Беседа 13
Деян.5:17–18. Первосвященник же и с ним все, принадлежавшие к ереси саддукейской, исполнились зависти, и наложили руки свои на Апостолов, и заключили их в народную темницу.
Радость страдающих за Христа. – Бедность – надежная защита. – Против клятвы.
1. Нет ничего бесстыднее и дерзостнее злобы. По опыту узнав мужество апостолов из того, что сделали с ними прежде, (архиерей и саддукеи), не смотря на то, опять нападают и все вместе восстают на них. Что значит: «Первосвященник же и с ним все»? Значит: восстал против них, будучи возбужден случившимся. «И наложили руки свои на Апостолов, и заключили их в народную темницу». Теперь сильнее нападают на них; впрочем, не тотчас подвергли их суду, ожидая, что они станут более спокойными. Из чего видно, что нападали на них сильнее? Из того, что послали их в общественную темницу. Апостолы снова подвергаются опасностям и снова получают помощь от Бога; а каким образом – послушай далее: «но Ангел Господень ночью отворил двери темницы и, выведя их, сказал: идите и, став в храме, говорите народу все сии слова жизни» (Деян.5:19–20). Это совершилось и в утешение их (апостолов), и в пользу и назидание тех (иудеев). И смотри, – что бывало при Христе, то совершалось и теперь. Самого совершения чудес Он, конечно, не попускает видеть им (иудеям), а то, из чего они могли бы удостовериться, предоставляет им. Например, при воскресении Своем Он не попустил им видеть, как Он воскрес, потому что они были недостойны видеть воскресение, но показывает это делами Своими. Также и во время претворения воды в вино возлежавшие за столом не видели, потому что были упоены вином, и судить о том Он предоставляет другим. Так именно и здесь. Как были выводимы апостолы, они не видят; а доказательства, которыми могли удостовериться в случившемся, они увидели. Почему же (ангел) вывел их ночью? Потому, что в таком случае им могли поверить более, нежели в другом; в другом случае не стали бы и спрашивать их об этом; да тогда и сами они не поверили бы. Так было и в древние времена, напр., при Навуходоносоре. Он увидел отроков в пещи восхвалявших Бога, и тогда изумился (Дан.3:91). Поэтому и саддукеям надлежало сначала спросить апостолов: как вы вышли? – а они, как будто ничего не было, обращаются к апостолам с таким вопросом: «не запретили ли мы вам накрепко учить о имени сем?» (Деян.5:28) Смотри, как о всем они узнают от других, – (от тех, которые) видели темницу тщательно запертою и стражу стоящею пред дверьми.

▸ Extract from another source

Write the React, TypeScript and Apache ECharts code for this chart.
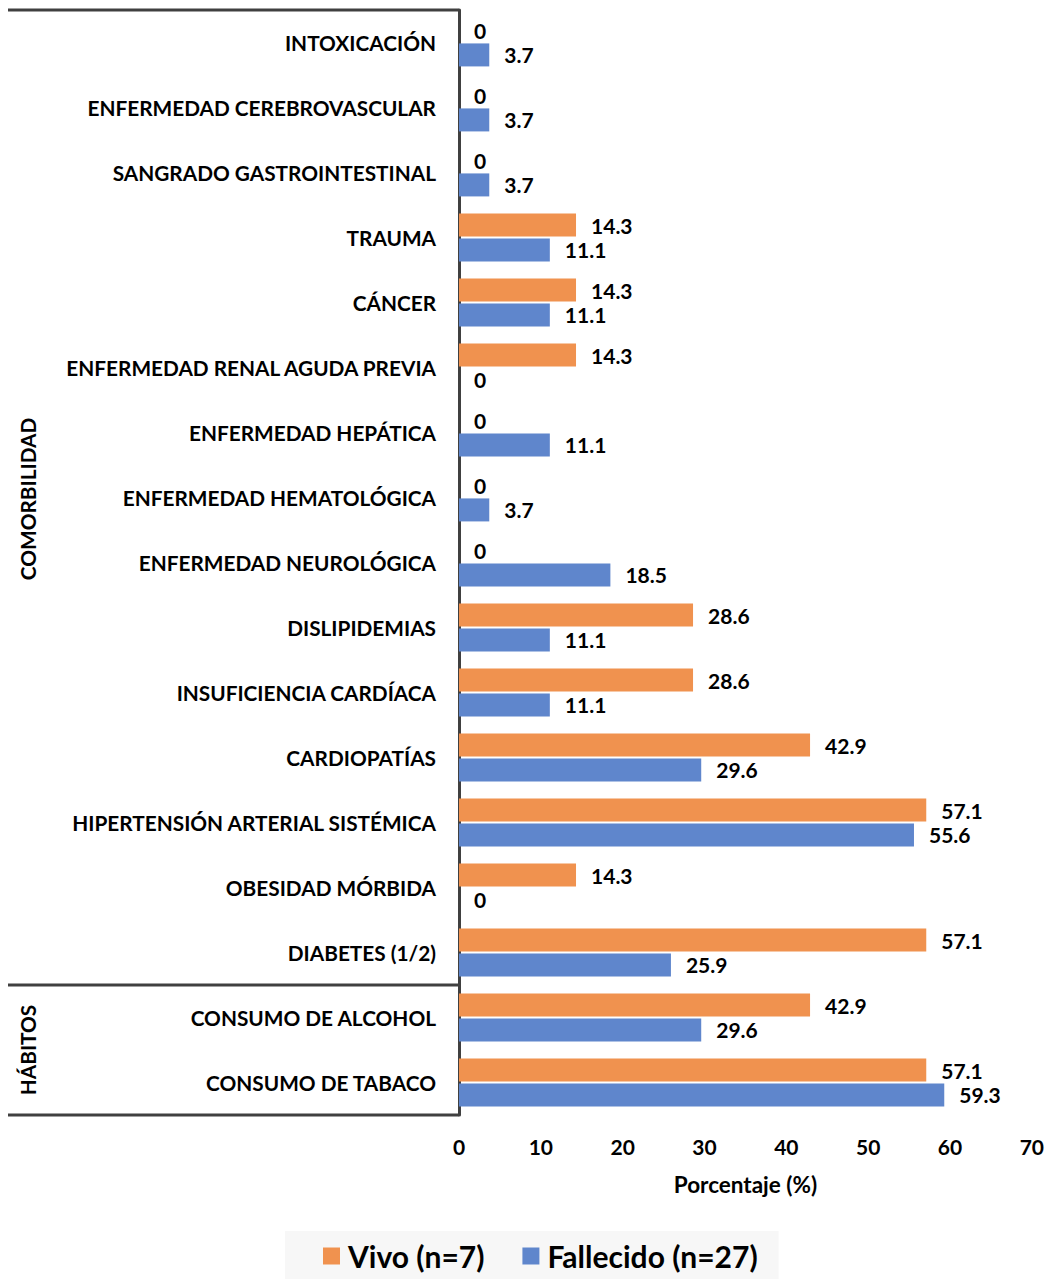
import React, { useEffect, useRef } from "react";
import * as echarts from "echarts";

const categories = [
  "INTOXICACIÓN",
  "ENFERMEDAD CEREBROVASCULAR",
  "SANGRADO GASTROINTESTINAL",
  "TRAUMA",
  "CÁNCER",
  "ENFERMEDAD RENAL AGUDA PREVIA",
  "ENFERMEDAD HEPÁTICA",
  "ENFERMEDAD HEMATOLÓGICA",
  "ENFERMEDAD NEUROLÓGICA",
  "DISLIPIDEMIAS",
  "INSUFICIENCIA CARDÍACA",
  "CARDIOPATÍAS",
  "HIPERTENSIÓN ARTERIAL SISTÉMICA",
  "OBESIDAD MÓRBIDA",
  "DIABETES (1/2)",
  "CONSUMO DE ALCOHOL",
  "CONSUMO DE TABACO",
];

const vivo = [0, 0, 0, 14.3, 14.3, 14.3, 0, 0, 0, 28.6, 28.6, 42.9, 57.1, 14.3, 57.1, 42.9, 57.1];
const fallecido = [3.7, 3.7, 3.7, 11.1, 11.1, 0, 11.1, 3.7, 18.5, 11.1, 11.1, 29.6, 55.6, 0, 25.9, 29.6, 59.3];

const xTicks = { min: 0, max: 70, interval: 10 };
const seriesNames = ["Vivo (n=7)", "Fallecido (n=27)"];
const groupLabels = ["COMORBILIDAD", "HÁBITOS"];

const FONT = "Lato";
const ORANGE = "#F0924F";
const BLUE = "#5F86CC";
const LINE = "#404040";

export default function App() {
  const ref = useRef<HTMLDivElement>(null);
  useEffect(() => {
    if (!ref.current) return;
    const chart = echarts.init(ref.current, undefined, { renderer: "svg" });
    const labelStyle = {
      show: true,
      position: "right" as const,
      distance: 15,
      fontFamily: FONT,
      fontWeight: "bold" as const,
      fontSize: 21,
      color: "#000",
    };
    chart.setOption({
      animation: false,
      backgroundColor: "#fff",
      grid: { left: 459, right: 15, top: 10, bottom: 165, containLabel: false },
      xAxis: {
        type: "value",
        min: xTicks.min,
        max: xTicks.max,
        interval: xTicks.interval,
        splitLine: { show: false },
        axisLine: { show: false },
        axisTick: { show: false },
        axisLabel: {
          margin: 21,
          fontFamily: FONT,
          fontWeight: "bold",
          fontSize: 21,
          color: "#000",
        },
        name: "Porcentaje (%)",
        nameLocation: "middle",
        nameGap: 58,
        nameTextStyle: { fontFamily: FONT, fontWeight: "bold", fontSize: 22.5, color: "#000" },
      },
      yAxis: {
        type: "category",
        data: categories,
        inverse: true,
        axisLine: { show: true, lineStyle: { color: LINE, width: 3 } },
        axisTick: { show: false },
        axisLabel: {
          margin: 23,
          fontFamily: FONT,
          fontWeight: "bold",
          fontSize: 20.8,
          color: "#000",
        },
      },
      legend: {
        data: seriesNames,
        left: 285,
        top: 1231,
        padding: [10, 21, 8, 38],
        backgroundColor: "#f7f7f7",
        icon: "rect",
        itemWidth: 17,
        itemHeight: 17,
        itemGap: 38,
        textStyle: {
          fontFamily: FONT,
          fontWeight: "bold",
          fontSize: 30,
          color: "#000",
          padding: [0, 0, 0, 3],
        },
      },
      graphic: [
        { type: "line", shape: { x1: 8, y1: 10, x2: 459, y2: 10 }, style: { stroke: LINE, lineWidth: 3 } },
        { type: "line", shape: { x1: 8, y1: 985, x2: 459, y2: 985 }, style: { stroke: LINE, lineWidth: 3 } },
        { type: "line", shape: { x1: 8, y1: 1115, x2: 459, y2: 1115 }, style: { stroke: LINE, lineWidth: 3 } },
        {
          type: "text",
          x: 27,
          y: 499,
          rotation: Math.PI / 2,
          style: {
            text: groupLabels[0],
            fontFamily: FONT,
            fontWeight: "bold",
            fontSize: 20.8,
            fill: "#000",
            align: "center",
            verticalAlign: "middle",
          },
        },
        {
          type: "text",
          x: 27,
          y: 1050,
          rotation: Math.PI / 2,
          style: {
            text: groupLabels[1],
            fontFamily: FONT,
            fontWeight: "bold",
            fontSize: 20.8,
            fill: "#000",
            align: "center",
            verticalAlign: "middle",
          },
        },
      ],
      series: [
        {
          name: seriesNames[0],
          type: "bar",
          data: vivo,
          barWidth: 23,
          barGap: "8%",
          itemStyle: { color: ORANGE },
          label: labelStyle,
        },
        {
          name: seriesNames[1],
          type: "bar",
          data: fallecido,
          barWidth: 23,
          barGap: "8%",
          itemStyle: { color: BLUE },
          label: labelStyle,
        },
      ],
    });
    return () => chart.dispose();
  }, []);
  return (
    <div
      ref={ref}
      style={{ position: "fixed", left: 0, top: 0, width: 1047, height: 1280 }}
    />
  );
}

«Они, выслушав, вошли утром в храм и учили. Между тем первосвященник и которые с ним, придя, созвали синедрион и всех старейшин из сынов Израилевых и послали в темницу привести Апостолов. Но служители, придя, не нашли их в темнице и, возвратившись, донесли, говоря: темницу мы нашли запертою со всею предосторожностью и стражей стоящими перед дверями; но, отворив, не нашли в ней никого» (Деян.5:21–23). Двоякое было ограждение, как при гробе (Христовом), – печать и люди. Смотри, как они враждовали против Бога! Скажите мне: свойственно ли людям то, что случилось с ними? Кто провел их сквозь запертые двери? Как прошли они при стоящих пред дверьми стражах? Подлинно, слова их – (слова) безумных и упившихся вином. Тех, кого не удержали ни темница, ни узы, ни запертые двери, тех они надеялись преодолеть, поступая подобно неразумным детям. Сами слуги их по этому поводу приходят и рассказывают о случившемся чтобы опровергнуть всякое их оправдание. Видишь ли различные знамения за знамениями, одни происходящие от них (апостолов), другие имеющие отношения к ним, – последние даже боле славные? Хорошо и то, что не вдруг было донесено об этом начальникам (иудейским); но сперва они были в недоумении, для того, чтобы, узнав все, уразумели действие силы божественной.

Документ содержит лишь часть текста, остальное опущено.